This entry is blatantly fallacious and I move to have it stricken from the list.
116: when you buy items from ebay
Oh come on. At least put some thought into the wording of your submissions rather than dashing them out mid-wank. A little more consideration would have shown you the total ambiguity of this sentence. You’re a Diablo addict because you buy stuff from eBay? What, like combs? Posters of Che Guevara with Kermit The Frog’s face? Awkward cardboard boxes full of staircase banisters? THINK. If you had simply included the word “Diablo” in that sentence, people would have been chuckling ironically to themselves and sighing “yeeaaahhh”. Instead, you have merely filled people’s minds with confusion and a deep sense of ennui.
You are a failure at life.
123. You raise bullies you have beaten to a crap from the dead and they become all black
Bizarre racist overtones aside, the most disturbing thing about this entry is the writer’s clear desperation regarding his bullying problem. Punished daily for his Gollum-esque frailty and substandard personal hygiene, this wretched child tragically dreams of exacting revenge using the powers from his favourite game. But it will never happen. He will continue to be bullied in school; he will be bullied at the office, and he will be bullied by his shrewish wife who regrets the day she ever let him touch her Joyous Cleft. And when this meek, richly-odoured lamb finally makes it to heaven, he will doubtless have his pants wedgied by Jesus while the angels stand around hi-fiving each other.

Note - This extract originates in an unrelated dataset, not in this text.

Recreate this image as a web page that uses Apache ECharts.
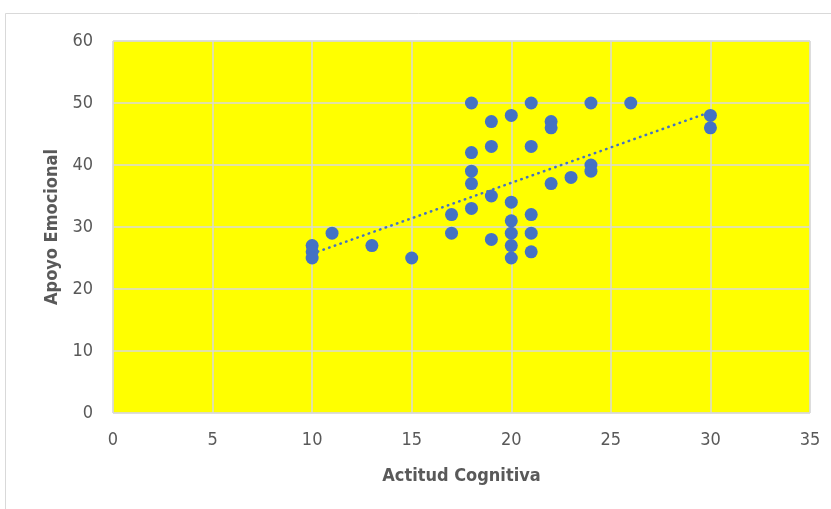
<!DOCTYPE html>
<html>
<head>
<meta charset="utf-8">
<script src="https://cdn.jsdelivr.net/npm/echarts@6/dist/echarts.min.js"></script>
<style>html,body{margin:0;padding:0;background:#fff;}#c{width:831px;height:509px;}</style>
</head>
<body>
<div id="c"></div>
<script>
const xValues = [10,10,10,11,13,15,17,17,18,18,18,18,18,19,19,19,19,20,20,20,20,20,20,21,21,21,21,21,22,22,22,23,24,24,24,26,30,30];
const yValues = [27,26,25,29,27,25,32,29,50,42,39,37,33,47,43,35,28,48,34,31,29,27,25,50,43,32,29,26,47,46,37,38,50,40,39,50,48,46];
const xTicks = [0,5,10,15,20,25,30,35];
const yTicks = [0,10,20,30,40,50,60];
const xTitle = 'Actitud Cognitiva';
const yTitle = 'Apoyo Emocional';

const points = xValues.map((x,i)=>[x,yValues[i]]);
// linear least-squares trendline from the data
const n = xValues.length;
const mx = xValues.reduce((a,b)=>a+b,0)/n;
const my = yValues.reduce((a,b)=>a+b,0)/n;
let sxy=0,sxx=0;
for(let i=0;i<n;i++){sxy+=(xValues[i]-mx)*(yValues[i]-my);sxx+=(xValues[i]-mx)**2;}
const slope=sxy/sxx, icpt=my-slope*mx;
const xmin=Math.min(...xValues), xmax=Math.max(...xValues);
const trend=[[xmin,icpt+slope*xmin],[xmax,icpt+slope*xmax]];

const font = "'Liberation Sans Narrow', 'DejaVu Sans Condensed', 'Liberation Sans', sans-serif";
const chart = echarts.init(document.getElementById('c'), null, {renderer:'canvas'});
chart.setOption({
  backgroundColor:'#ffffff',
  animation:false,
  graphic:[{type:'rect',shape:{x:5.5,y:13.5,width:900,height:600},style:{fill:'none',stroke:'#d9d9d9',lineWidth:1}, z:-1}],
  grid:{left:113,right:21,top:41,bottom:96,show:true,backgroundColor:'#ffff00',borderColor:'#d9d9d9',borderWidth:1},
  xAxis:{type:'value',min:xTicks[0],max:xTicks[xTicks.length-1],interval:5,
    name:xTitle,nameLocation:'middle',nameGap:54,
    nameTextStyle:{fontFamily:font,fontSize:18,fontWeight:'bold',color:'#595959'},
    axisLine:{show:false},axisTick:{show:false},
    axisLabel:{fontFamily:font,fontSize:18,color:'#595959',margin:18},
    splitLine:{lineStyle:{color:'#d9d9d9',width:1.5}}},
  yAxis:{type:'value',min:yTicks[0],max:yTicks[yTicks.length-1],interval:10,
    name:yTitle,nameLocation:'middle',nameGap:52,
    nameTextStyle:{fontFamily:font,fontSize:18,fontWeight:'bold',color:'#595959'},
    axisLine:{show:false},axisTick:{show:false},
    axisLabel:{fontFamily:font,fontSize:18,color:'#595959',margin:20},
    splitLine:{lineStyle:{color:'#d9d9d9',width:1.5}}},
  series:[
    {type:'line',data:trend,symbol:'none',z:3,
      lineStyle:{color:'#4472c4',width:2.5,type:[0.5,5.5],cap:'round'}},
    {type:'scatter',data:points,symbolSize:13,z:2,itemStyle:{color:'#4472c4',opacity:1}}
  ]
});
</script>
</body>
</html>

This entry is too close to home. I read this list to be amused, not to be reminded of what a worthless little crap-cannon I am.
I hate you all.
157. You get a hard on while the game loads.
Ok. No problem with this one.
160. You own Diablo 2 boxers.
Factually impossible, because there are no official Diablo boxers available for purchase. Search as hard as you like. Of course, if you’re enough of a sad loser you can try to make them yourself, but it’s probably impossible to draw a convincing hellbeast with a magic marker; and besides, you’ll end up getting a big black stain on your glans which took fucking months to go away.
161. You write songs about diablo. i did this. i wrote it to the tune of weird al’s parody the saga begins. i also did another one. yea
OH WHERE ARE THESE AURAL DELIGHTS I SIMPLY MUST HEAR THEM
168. You gamble $10,000 at a casino, and you get Ancient Armor
This is so ridiculous that it is making me salivate with disbelief.
In Diablo, you can gamble money in the hope of winning good items, such as the aforementioned armour. However, if you gamble money in real life, all you win is more money. You show me a casino in the real world that gives you ancient armour when you score at roulette, and I will show you a casino that is completely full of shit. Also, you do not have $10,000, because you spend your entire life playing a computer game.
201. You develop mana so that when you use a blowtorch, it burns with your energy power.
I… I don’t even know
210. When something bad happens, you simply say “ng” and walk away.
This entry is invalid, because I actually do this anyway. This is because I am an emotional man-child unable to deal with the problems of everyday life.
214. You jump off the grand canyon just to see if ull reapeir in town.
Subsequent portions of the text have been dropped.